At this fest, Comrade Sausage Czar was there along with his bitter, stricken-looking wife who spent the night drinking heavily and rebuffing her husband’s clumsy attempts at cuddling. Also there were a couple of other guys I had previously seen nekkid at the banya, and a number of teachers at the local university. The vodka flowed, the champaign was guzzled and the food just kept coming and coming and coming. Around 8 o’clock two guys and a synthesizer came out and struck up a tune. I was about to comment on how bad the music (it sounded like bad karaoke) when Andrey leaned over to me and said, “These musicians are good friends of mine. You like?” I nodded and held my tongue. At the end of the first set, the lead singer said (translated through Andrey) “And now a song dedicated to our new American friends.” He gesticulated vaguely at us and then began a really tinny version of Lionel Richie’s early 80s mega-hit “Hello.” Several older men with their suspiciously young spandex clad dates began slow dancing at the center of the hall. Later, after much more vodka and champaignski, the dancing girls came out clad in ostrich feathers, thongs and little else and gyrated.

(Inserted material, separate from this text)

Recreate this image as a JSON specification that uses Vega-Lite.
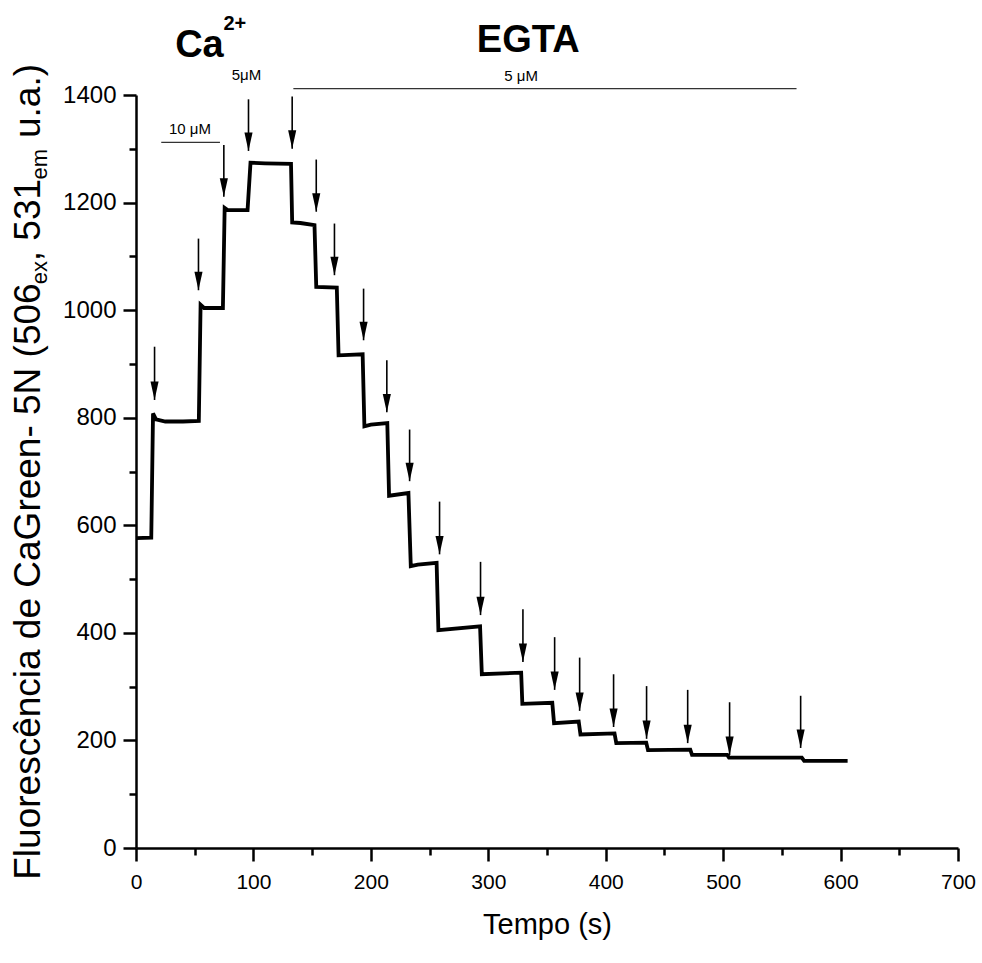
{
  "$schema": "https://vega.github.io/schema/vega-lite/v6.json",
  "width": 822,
  "height": 753,
  "autosize": {"type": "none"},
  "padding": {"left": 136, "top": 95, "right": 24, "bottom": 115},
  "background": "white",
  "config": {"view": {"stroke": null}},
  "datasets": {
    "curve": [
      {"t": 0, "v": 576}, {"t": 13, "v": 577}, {"t": 14.5, "v": 808}, {"t": 17, "v": 797}, {"t": 25, "v": 793},
      {"t": 40, "v": 793}, {"t": 53.5, "v": 794}, {"t": 55, "v": 1010}, {"t": 58, "v": 1004}, {"t": 74, "v": 1004},
      {"t": 75.5, "v": 1190}, {"t": 78, "v": 1186}, {"t": 95, "v": 1186}, {"t": 97.5, "v": 1274}, {"t": 110, "v": 1273},
      {"t": 132, "v": 1272}, {"t": 133, "v": 1163}, {"t": 140, "v": 1162}, {"t": 152, "v": 1158}, {"t": 153.5, "v": 1043},
      {"t": 171, "v": 1042}, {"t": 172.5, "v": 916}, {"t": 193, "v": 918}, {"t": 194.5, "v": 784}, {"t": 200, "v": 787},
      {"t": 214, "v": 790}, {"t": 215.5, "v": 655}, {"t": 232, "v": 660}, {"t": 234, "v": 524}, {"t": 240, "v": 527},
      {"t": 256, "v": 530}, {"t": 257.5, "v": 405}, {"t": 293, "v": 412}, {"t": 294.5, "v": 323}, {"t": 328, "v": 326},
      {"t": 329, "v": 268}, {"t": 354.5, "v": 270}, {"t": 356, "v": 232}, {"t": 377, "v": 235}, {"t": 378.5, "v": 211},
      {"t": 407.5, "v": 213}, {"t": 409, "v": 195}, {"t": 434.5, "v": 196}, {"t": 436, "v": 182}, {"t": 472, "v": 183},
      {"t": 473.5, "v": 173}, {"t": 503.5, "v": 173}, {"t": 505, "v": 168}, {"t": 567, "v": 168}, {"t": 569, "v": 162},
      {"t": 606, "v": 162}
    ],
    "arrows": [
      {"t": 15.8, "top": 932, "tip": 833},
      {"t": 53.2, "top": 1133, "tip": 1037},
      {"t": 74.8, "top": 1307, "tip": 1211},
      {"t": 95.8, "top": 1392, "tip": 1296},
      {"t": 133, "top": 1397, "tip": 1300},
      {"t": 153.5, "top": 1280, "tip": 1183},
      {"t": 169, "top": 1161, "tip": 1065},
      {"t": 193.8, "top": 1040, "tip": 944},
      {"t": 213.6, "top": 907, "tip": 810},
      {"t": 233, "top": 778, "tip": 682},
      {"t": 258.5, "top": 644, "tip": 546},
      {"t": 293.4, "top": 532, "tip": 433},
      {"t": 329.5, "top": 444, "tip": 346},
      {"t": 356.5, "top": 392, "tip": 294},
      {"t": 377.8, "top": 354, "tip": 255},
      {"t": 406.7, "top": 323, "tip": 225},
      {"t": 434.8, "top": 301, "tip": 203},
      {"t": 469.8, "top": 294, "tip": 195},
      {"t": 505.5, "top": 271, "tip": 173},
      {"t": 566, "top": 283, "tip": 186}
    ],
    "hlines": [
      {"t1": 21.5, "t2": 71.5, "v": 1312},
      {"t1": 134, "t2": 562.5, "v": 1412}
    ],
    "doses": [
      {"label": "10 μM", "t": 46, "v": 1336},
      {"label": "5μM", "t": 94, "v": 1437},
      {"label": "5 μM", "t": 328, "v": 1435}
    ],
    "agents": [
      {"label": "Ca", "t": 54, "v": 1470},
      {"label": "EGTA", "t": 334, "v": 1480}
    ],
    "sup": [
      {"label": "2+", "t": 74.5, "v": 1520}
    ],
    "ytitle": [
      {"label": "Fluorescência de CaGreen- 5N (506", "t": -82, "v": -59},
      {"label": ", 531", "t": -82, "v": 1091},
      {"label": "u.a.)", "t": -82, "v": 1320}
    ],
    "ysub": [
      {"label": "ex", "t": -76, "v": 1048},
      {"label": "em", "t": -76, "v": 1243}
    ]
  },
  "resolve": {"axis": {"x": "independent", "y": "independent"}},
  "layer": [
    {
      "data": {"name": "curve"},
      "mark": {"type": "line", "color": "black", "strokeWidth": 3.8, "strokeJoin": "miter", "clip": false},
      "encoding": {
        "x": {"field": "t", "type": "quantitative", "scale": {"domain": [0, 700], "nice": false},
          "axis": {"orient": "bottom", "values": [0, 100, 200, 300, 400, 500, 600, 700], "format": "d", "grid": false,
            "domainColor": "black", "domainWidth": 2.5, "tickColor": "black", "tickWidth": 2.5, "tickSize": 13,
            "labelFont": "Liberation Sans", "labelFontSize": 21, "labelColor": "black", "labelPadding": 10,
            "labelFlush": false, "labelOverlap": false,
            "title": "Tempo (s)", "titleFont": "Liberation Sans", "titleFontSize": 29, "titleFontWeight": "normal",
            "titleColor": "black", "titlePadding": 18}},
        "y": {"field": "v", "type": "quantitative", "scale": {"domain": [0, 1400], "nice": false},
          "axis": {"orient": "left", "values": [0, 200, 400, 600, 800, 1000, 1200, 1400], "format": "d", "grid": false,
            "domainColor": "black", "domainWidth": 2.5, "tickColor": "black", "tickWidth": 2.5, "tickSize": 13,
            "labelFont": "Liberation Sans", "labelFontSize": 24, "labelColor": "black", "labelPadding": 7,
            "labelFlush": false, "labelOverlap": false, "title": null}}
      }
    },
    {
      "data": {"name": "arrows"},
      "mark": {"type": "rule", "color": "black", "strokeWidth": 1.6},
      "encoding": {
        "x": {"field": "t", "type": "quantitative",
          "axis": {"orient": "bottom", "values": [50, 150, 250, 350, 450, 550, 650], "grid": false, "domain": false,
            "labels": false, "tickColor": "black", "tickWidth": 2.5, "tickSize": 7, "title": null}},
        "y": {"field": "top", "type": "quantitative",
          "axis": {"orient": "left", "values": [100, 300, 500, 700, 900, 1100, 1300], "grid": false, "domain": false,
            "labels": false, "tickColor": "black", "tickWidth": 2.5, "tickSize": 7, "title": null}},
        "y2": {"field": "tip"}
      }
    },
    {
      "data": {"name": "arrows"},
      "mark": {"type": "point", "shape": "M-0.44,-2L0.44,-2L0,0Z", "size": 340, "filled": true, "color": "black", "opacity": 1, "strokeWidth": 0},
      "encoding": {
        "x": {"field": "t", "type": "quantitative", "axis": null},
        "y": {"field": "tip", "type": "quantitative", "axis": null}
      }
    },
    {
      "data": {"name": "hlines"},
      "mark": {"type": "rule", "color": "#333333", "strokeWidth": 1.3, "clip": false},
      "encoding": {
        "x": {"field": "t1", "type": "quantitative", "axis": null},
        "x2": {"field": "t2"},
        "y": {"field": "v", "type": "quantitative", "axis": null}
      }
    },
    {
      "data": {"name": "doses"},
      "mark": {"type": "text", "font": "Liberation Sans", "fontSize": 15, "color": "black", "align": "center", "baseline": "middle"},
      "encoding": {
        "x": {"field": "t", "type": "quantitative", "axis": null},
        "y": {"field": "v", "type": "quantitative", "axis": null},
        "text": {"field": "label"}
      }
    },
    {
      "data": {"name": "agents"},
      "mark": {"type": "text", "font": "Liberation Sans", "fontSize": 38, "fontWeight": "bold", "color": "black", "align": "center", "baseline": "alphabetic"},
      "encoding": {
        "x": {"field": "t", "type": "quantitative", "axis": null},
        "y": {"field": "v", "type": "quantitative", "axis": null},
        "text": {"field": "label"}
      }
    },
    {
      "data": {"name": "sup"},
      "mark": {"type": "text", "font": "Liberation Sans", "fontSize": 20, "fontWeight": "bold", "color": "black", "align": "left", "baseline": "alphabetic"},
      "encoding": {
        "x": {"field": "t", "type": "quantitative", "axis": null},
        "y": {"field": "v", "type": "quantitative", "axis": null},
        "text": {"field": "label"}
      }
    },
    {
      "data": {"name": "ytitle"},
      "mark": {"type": "text", "font": "Liberation Sans", "fontSize": 37, "color": "black", "align": "left", "baseline": "alphabetic", "angle": 270},
      "encoding": {
        "x": {"field": "t", "type": "quantitative", "axis": null},
        "y": {"field": "v", "type": "quantitative", "axis": null},
        "text": {"field": "label"}
      }
    },
    {
      "data": {"name": "ysub"},
      "mark": {"type": "text", "font": "Liberation Sans", "fontSize": 22, "color": "black", "align": "left", "baseline": "alphabetic", "angle": 270},
      "encoding": {
        "x": {"field": "t", "type": "quantitative", "axis": null},
        "y": {"field": "v", "type": "quantitative", "axis": null},
        "text": {"field": "label"}
      }
    }
  ]
}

Sadly, I had to miss much of this cultural performance, I had an appointment to go out dancing at another New Russian haunt called “Holiday.” My comrades-in-boogie were three of the five ex-pat Americans living in Mari-El: Donna, a very tall very blond English teacher; David, a garrulous lawyer also teaching there; and Jennifer, his astonishingly young blushing bride. David, in particular, has a murky mysterious past. Judging from what he told me in his long yarns about himself, he was at various points in his life–a film student, a bouncer, an army cadet, a tai-chi master, a CIA agent and worst of all, a lawyer. His Russian was, apparently, perfect. Upon arriving at the club, David directed my attention to the pair of armed guards standing at the door and noted that the nightsticks they were carrying had a hard plastic casing with a core of cork and a steel spring. “They’re leg-breakers, man,” he said with a certain lusty enthusiasm. He also reminded me that the club’s entry fee was equivalent to one fifth of the average workers monthly salary. (That is when and if they get paid.)

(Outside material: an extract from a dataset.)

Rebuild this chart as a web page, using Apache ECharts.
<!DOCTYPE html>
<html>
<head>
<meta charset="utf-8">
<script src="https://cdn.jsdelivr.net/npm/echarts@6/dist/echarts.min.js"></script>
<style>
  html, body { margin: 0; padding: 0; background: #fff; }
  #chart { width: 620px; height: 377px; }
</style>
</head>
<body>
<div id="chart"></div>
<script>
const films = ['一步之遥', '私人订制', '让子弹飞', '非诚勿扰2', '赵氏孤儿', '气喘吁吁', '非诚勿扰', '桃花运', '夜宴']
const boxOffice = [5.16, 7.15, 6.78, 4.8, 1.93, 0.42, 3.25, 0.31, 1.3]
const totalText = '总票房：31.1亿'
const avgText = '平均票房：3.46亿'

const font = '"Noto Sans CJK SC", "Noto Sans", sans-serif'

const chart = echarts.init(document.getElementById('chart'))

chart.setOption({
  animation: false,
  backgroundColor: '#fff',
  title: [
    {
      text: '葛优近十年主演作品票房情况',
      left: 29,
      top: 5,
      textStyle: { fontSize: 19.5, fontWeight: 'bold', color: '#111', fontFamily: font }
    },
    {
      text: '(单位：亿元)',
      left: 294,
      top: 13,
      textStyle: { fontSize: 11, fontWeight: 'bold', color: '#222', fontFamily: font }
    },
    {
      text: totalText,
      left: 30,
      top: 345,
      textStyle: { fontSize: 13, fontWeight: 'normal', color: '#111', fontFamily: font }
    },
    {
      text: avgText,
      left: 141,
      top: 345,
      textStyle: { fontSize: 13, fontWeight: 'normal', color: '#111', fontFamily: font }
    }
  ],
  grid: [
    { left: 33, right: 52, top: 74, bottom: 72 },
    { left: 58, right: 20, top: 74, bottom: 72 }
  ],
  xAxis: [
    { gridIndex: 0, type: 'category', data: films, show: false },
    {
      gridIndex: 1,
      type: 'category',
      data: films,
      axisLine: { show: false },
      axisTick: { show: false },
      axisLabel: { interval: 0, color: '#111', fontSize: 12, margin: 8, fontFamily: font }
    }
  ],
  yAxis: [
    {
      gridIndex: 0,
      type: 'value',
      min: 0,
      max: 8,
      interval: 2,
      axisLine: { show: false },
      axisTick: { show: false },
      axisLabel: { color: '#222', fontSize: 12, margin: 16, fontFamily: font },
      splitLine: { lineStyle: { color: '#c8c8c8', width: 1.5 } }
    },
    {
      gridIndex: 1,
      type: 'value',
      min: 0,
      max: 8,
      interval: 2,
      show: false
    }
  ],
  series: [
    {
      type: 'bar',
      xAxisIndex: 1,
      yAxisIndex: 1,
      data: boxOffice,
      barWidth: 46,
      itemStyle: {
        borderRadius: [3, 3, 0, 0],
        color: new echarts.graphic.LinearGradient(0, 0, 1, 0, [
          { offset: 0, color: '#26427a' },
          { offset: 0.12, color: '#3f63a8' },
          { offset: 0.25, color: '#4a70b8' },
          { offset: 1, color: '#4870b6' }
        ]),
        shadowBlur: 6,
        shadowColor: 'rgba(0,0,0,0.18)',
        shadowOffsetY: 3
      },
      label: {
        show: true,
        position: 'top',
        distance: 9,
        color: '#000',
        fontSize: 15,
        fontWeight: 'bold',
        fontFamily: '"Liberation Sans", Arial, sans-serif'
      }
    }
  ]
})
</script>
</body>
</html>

The club was relatively crowded, very smokey and decorated with a lot of chain-link fencing. The music was largely cheesy but cloyingly catchy Euro techno with the occasional Elton John song thrown in. Once they played the “Laura Palmer Theme” from Twin Peaks. Leather definitely seems to be the material of choice for women’s fashion–leather minis, tight leather pants, high leather boots. Most of the guys wore either leather jackets or ill-fitting suits. I danced some and drank a lot more. Again, Russia is a macho culture. If someone places a glass of vodka in your hands and says “Drink up friend,” you drink or suffer a reputation of being a wimp.

As the night wore on, some of the people from the Onar party drifted into the night club including Andrey, who looked completely out of his element. Though the man can drink Yeltsin under the table, he dances like the Twin Peaks’ dream dwarf. Volodya the Sausage King also showed up, but instead of his embittered wife, he was there with a blond balloon-breasted, er, companion who spent the evening sitting on his lap, giggling and playing with his mustache.

I staggered home around four thirty in the morning, with a group of Russians and Donna and I promptly crashed.

The next day, I managed to crawl out of bed and go to the market with my mom in spite of a killer headache. There I saw, in sharp contrast to decadence of the night before, an old woman with gnarled hands selling a half dozen beets spread out on a blanket on the sidewalk for the equivalent of a nickel. Further on I saw a guy in his 30s selling plastic sheeting. I was told that many factories are so far behind in their paychecks that they have started paying workers in the wares the factories produce. I was also told that the major bank in Yoshkar-Ola has frozen all accounts due to the instability of the Ruble. I really have no idea how the average Russian makes ends meet. I also wonder why there hasn’t yet been blood in the streets or what might happen in Russia’s increasingly murky future. When my mom asked one of the people she’s interviewing, someone who hasn’t been paid for six months, he shrugged said, “I am optimistic for the future, I have to be.” Meanwhile Victor, the plastic pistol packing sexologist is thinking about buying a flat at one of the new New Russian complexes for $200,000.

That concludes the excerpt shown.